(Quick Reference)

1.3 What's new in Grails 2.1? - Reference Documentation

Authors: Graeme Rocher, Peter Ledbrook, Marc Palmer, Jeff Brown, Luke Daley, Burt Beckwith, Lari Hotari

Version: 2.3.8

1.3 What's new in Grails 2.1?

Maven Improvements / Multi Module Build Support

Grails' Maven support has been improved in a number of significant ways. Firstly it is now possible to specify plugins within your pom.xml file:

<dependency>
    <groupId>org.grails.plugins</groupId>
    <artifactId>hibernate</artifactId>
    <version>2.1.0</version>
    <type>zip</type>
    <scope>compile</scope>
</dependency>

The Maven plugin now resolves plugins as well as jar dependencies (previously jar dependencies were resolved by Maven and plugins by Ivy). Ivy is completely disabled leaving all dependency resolution up to Maven ensuring that evictions work as expected.

There is also a new Grails create-multi-project-build script which features initial support for Maven (Gradle coming in a future release). This script can be run from a parent directory containing Grails applications and plugins and it will generate a Maven multi-module build.

Enabling Maven in a project has been made easier with the inclusion of the create-pom command:

grails create-app myapp
cd myapp
grails create-pom com.mycompany
mvn package

To create a multi-module Maven build follow these steps:

grails create-app myapp
grails create-plugin plugin-a
grails create-plugin plugin-b
grails create-multi-project-build com.mycompany:parent:1.0-SNAPSHOT
mvn install

Grails Wrapper

The Grails Wrapper allows a Grails application to build without having to install Grails and configure a GRAILS_HOME environment variable. The wrapper includes a small shell script and a couple of small bootstrap jar files that typically would be checked in to source code control along with the rest of the project. The first time the wrapper is executed it will download and configure a Grails installation. This wrapper makes it more simple to setup a development environment, configure CI and manage upgrades to future versions of Grails. When the application is upgraded to the next version of Grails, the wrapper is updated and checked in to the source code control system and the next time developers update their workspace and run the wrapper, they will automatically be using the correct version of Grails.

See the Wrapper Documentation for more details.

Debug Option

The grails command now supports a -debug option which will startup the remote debug agent. This behavior used to be provided by the grails-debug command. grails-debug is still available but is deprecated and may be removed from a future release.

grails -debug run-app

Grails Command Aliases

The alias command may be used to define aliases for grails commands.

The following command creates an alias named rit (short for "run integration tests"):

grails alias rit test-app integration:

See the alias docs for more info.

Cache Plugin

Grails 2.1 installs the cache plugin by default.

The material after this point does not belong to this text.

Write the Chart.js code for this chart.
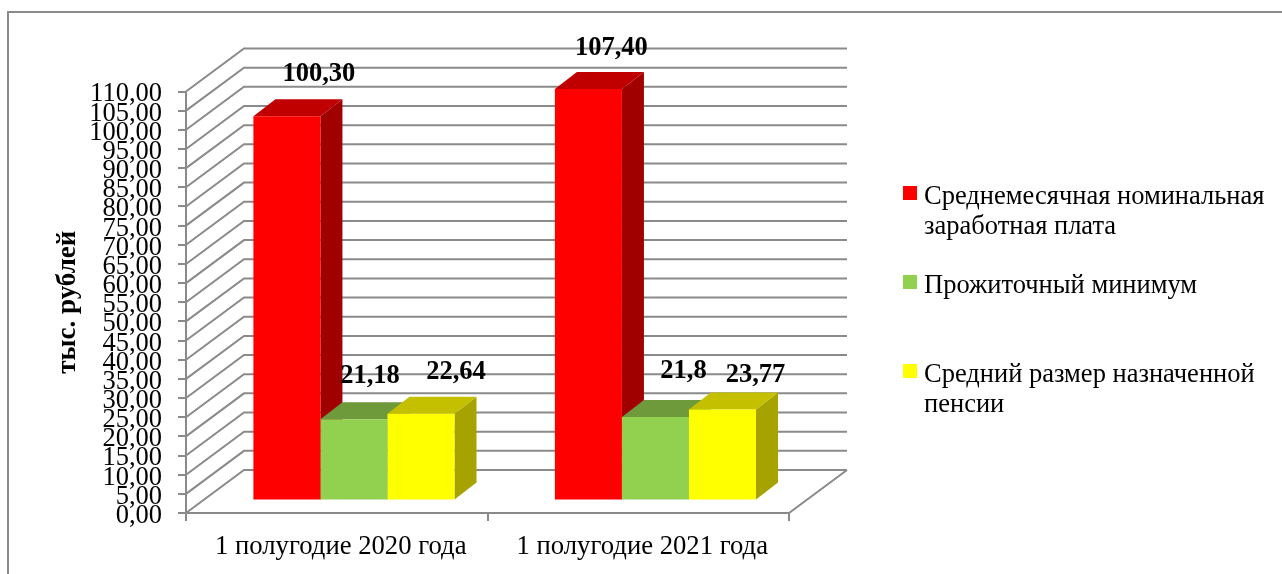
<!DOCTYPE html>
<html>
<head>
<meta charset="utf-8">
<style>
html, body { margin: 0; padding: 0; background: #fff; overflow: hidden; }
#wrap { position: relative; width: 1282px; height: 574px; }
</style>
<script src="https://cdn.jsdelivr.net/npm/chart.js@4/dist/chart.umd.min.js"></script>
</head>
<body>
<div id="wrap"><canvas id="c" width="1282" height="574"></canvas></div>
<script>
var categories = [ '1 полугодие 2020 года', '1 полугодие 2021 года' ];
var wages = [ 100.30, 107.40 ];
var minimum = [ 21.18, 21.8 ];
var pension = [ 22.64, 23.77 ];
var wagesLabels = [ '100,30', '107,40' ];
var minimumLabels = [ '21,18', '21,8' ];
var pensionLabels = [ '22,64', '23,77' ];
var wagesName = [ 'Среднемесячная номинальная', 'заработная плата' ];
var minimumName = [ 'Прожиточный минимум' ];
var pensionName = [ 'Средний размер назначенной', 'пенсии' ];
var axisTitle = 'тыс. рублей';

var serif = '"Liberation Serif", "Times New Roman", serif';
var gridColor = '#8a8a8a';

// depth of the fake 3d box and of the bars standing in it
var wallDx = 58, wallDy = -43;
var barShiftX = 17.2, barShiftY = -12.5;
var barDx = 22, barDy = -17;

var sideColors = [ '#a00000', '#6f9a3b', '#a6a300' ];
var topColors = [ '#c00000', '#6f9a3b', '#c4c000' ];

// hand moved labels in the original, offsets from the top middle of the bar
var labelNudge = [
    [ [ 32, -42 ], [ 23, -41 ] ],
    [ [ 16, -43 ], [ 28, -46 ] ],
    [ [ 35, -42 ], [ 33, -34 ] ]
];

var legendRows = [ 193, 282, 371 ];

var poly = function ( ctx, pts, color ) {
    ctx.fillStyle = color;
    ctx.beginPath();
    ctx.moveTo( pts[ 0 ][ 0 ], pts[ 0 ][ 1 ] );
    for ( var i = 1; i < pts.length; i++ ) {
        ctx.lineTo( pts[ i ][ 0 ], pts[ i ][ 1 ] );
    }
    ctx.closePath();
    ctx.fill();
};

var box3d = {
    id: 'box3d',
    beforeDatasetsDraw: function ( chart ) {
        var ctx = chart.ctx;
        var yScale = chart.scales.y;
        var area = chart.chartArea;

        ctx.save();
        ctx.strokeStyle = gridColor;
        ctx.lineWidth = 2;

        // frame
        ctx.beginPath();
        ctx.moveTo( 8, 574 );
        ctx.lineTo( 8, 12 );
        ctx.lineTo( 1282, 12 );
        ctx.stroke();

        // walls
        yScale.ticks.forEach( function ( tick ) {
            var y = yScale.getPixelForValue( tick.value );
            ctx.beginPath();
            ctx.moveTo( area.left, y );
            ctx.lineTo( area.left + wallDx, y + wallDy );
            ctx.lineTo( area.right + wallDx, y + wallDy );
            ctx.stroke();
        } );

        // floor edges and the front axes
        ctx.beginPath();
        ctx.moveTo( area.left, area.top );
        ctx.lineTo( area.left, area.bottom );
        ctx.lineTo( area.right, area.bottom );
        ctx.lineTo( area.right + wallDx, area.bottom + wallDy );
        ctx.stroke();
        ctx.restore();

        // sides and tops, left to right so the nearer ones cover the others
        ctx.save();
        ctx.translate( barShiftX, barShiftY );
        chart.data.labels.forEach( function ( label, index ) {
            chart.data.datasets.forEach( function ( ds, dsIndex ) {
                var bar = chart.getDatasetMeta( dsIndex ).data[ index ];
                var l = bar.x - bar.width / 2;
                var r = bar.x + bar.width / 2;
                poly( ctx, [ [ r, bar.y ], [ r + barDx, bar.y + barDy ], [ r + barDx, bar.base + barDy ], [ r, bar.base ] ], sideColors[ dsIndex ] );
                poly( ctx, [ [ l, bar.y ], [ l + barDx, bar.y + barDy ], [ r + barDx, bar.y + barDy ], [ r, bar.y ] ], topColors[ dsIndex ] );
            } );
        } );
        ctx.restore();
        // the front faces are drawn by the library right after this, restored in afterDatasetsDraw
        ctx.save();
        ctx.translate( barShiftX, barShiftY );
    },
    afterDatasetsDraw: function ( chart ) {
        var ctx = chart.ctx;
        ctx.restore();

        // value labels
        ctx.save();
        ctx.fillStyle = '#000';
        ctx.font = 'bold 26.5px ' + serif;
        ctx.textAlign = 'center';
        ctx.textBaseline = 'middle';
        chart.data.datasets.forEach( function ( ds, dsIndex ) {
            chart.getDatasetMeta( dsIndex ).data.forEach( function ( bar, index ) {
                var nudge = labelNudge[ dsIndex ][ index ];
                ctx.fillText( ds.valueLabels[ index ], bar.x + barShiftX + nudge[ 0 ], bar.y + barShiftY + nudge[ 1 ] );
            } );
        } );

        // legend, wrapped by hand like in the original
        ctx.font = '26.5px ' + serif;
        ctx.textAlign = 'left';
        chart.data.datasets.forEach( function ( ds, dsIndex ) {
            var y = legendRows[ dsIndex ];
            ctx.fillStyle = ds.backgroundColor;
            ctx.fillRect( 903, y - 7, 14, 14 );
            ctx.fillStyle = '#000';
            ds.legendLines.forEach( function ( line, n ) {
                ctx.fillText( line, 924, y + 4 + n * 30 );
            } );
        } );
        ctx.restore();
    }
};

new Chart( document.getElementById( 'c' ), {
    type: 'bar',
    plugins: [ box3d ],
    data: {
        labels: categories,
        datasets: [
            { label: wagesName.join( ' ' ), data: wages, backgroundColor: '#ff0000', valueLabels: wagesLabels, legendLines: wagesName },
            { label: minimumName.join( ' ' ), data: minimum, backgroundColor: '#92d050', valueLabels: minimumLabels, legendLines: minimumName },
            { label: pensionName.join( ' ' ), data: pension, backgroundColor: '#ffff00', valueLabels: pensionLabels, legendLines: pensionName }
        ]
    },
    options: {
        responsive: false,
        animation: false,
        devicePixelRatio: 1,
        layout: { padding: { left: 52, top: 91.5, right: 493, bottom: 0 } },
        plugins: { legend: { display: false }, tooltip: { enabled: false } },
        datasets: { bar: { barPercentage: 1, categoryPercentage: 0.667 } },
        scales: {
            x: {
                grid: { drawOnChartArea: false, color: gridColor, lineWidth: 2, tickLength: 8, drawTicks: true },
                border: { display: false },
                ticks: { color: '#000', font: { family: serif, size: 26.7 }, padding: 10, maxRotation: 0, labelOffset: 4 },
                afterFit: function ( scale ) { scale.height = 61; }
            },
            y: {
                min: 0,
                max: 110,
                title: { display: true, text: axisTitle, color: '#000', font: { family: serif, size: 27, weight: 'bold' }, padding: 0 },
                grid: { drawOnChartArea: false, color: gridColor, lineWidth: 2, tickLength: 8 },
                border: { display: false },
                ticks: {
                    stepSize: 5,
                    autoSkip: false,
                    color: '#000',
                    padding: 16,
                    labelOffset: 3,
                    font: { family: serif, size: 26.5 },
                    callback: function ( value ) { return value.toFixed( 2 ).replace( '.', ',' ); }
                },
                afterFit: function ( scale ) { scale.width = 134; }
            }
        }
    }
} );
</script>
</body>
</html>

This plugin provides powerful and easy to use cache functionality to applications and plugins. The main plugin provides basic map backed caching support. For more robust caching options one of the implementation plugins should be installed and configured. See the cache-redis docs and the cache-ehcache docs for details.

See the main plugin documentation for details on how to configure and use the plugin.

New GORM Methods

In Grails 2.1.1 domain classes now have static methods named first and last to retrieve the first and last instances from the datastore. See the first and last documentation for details.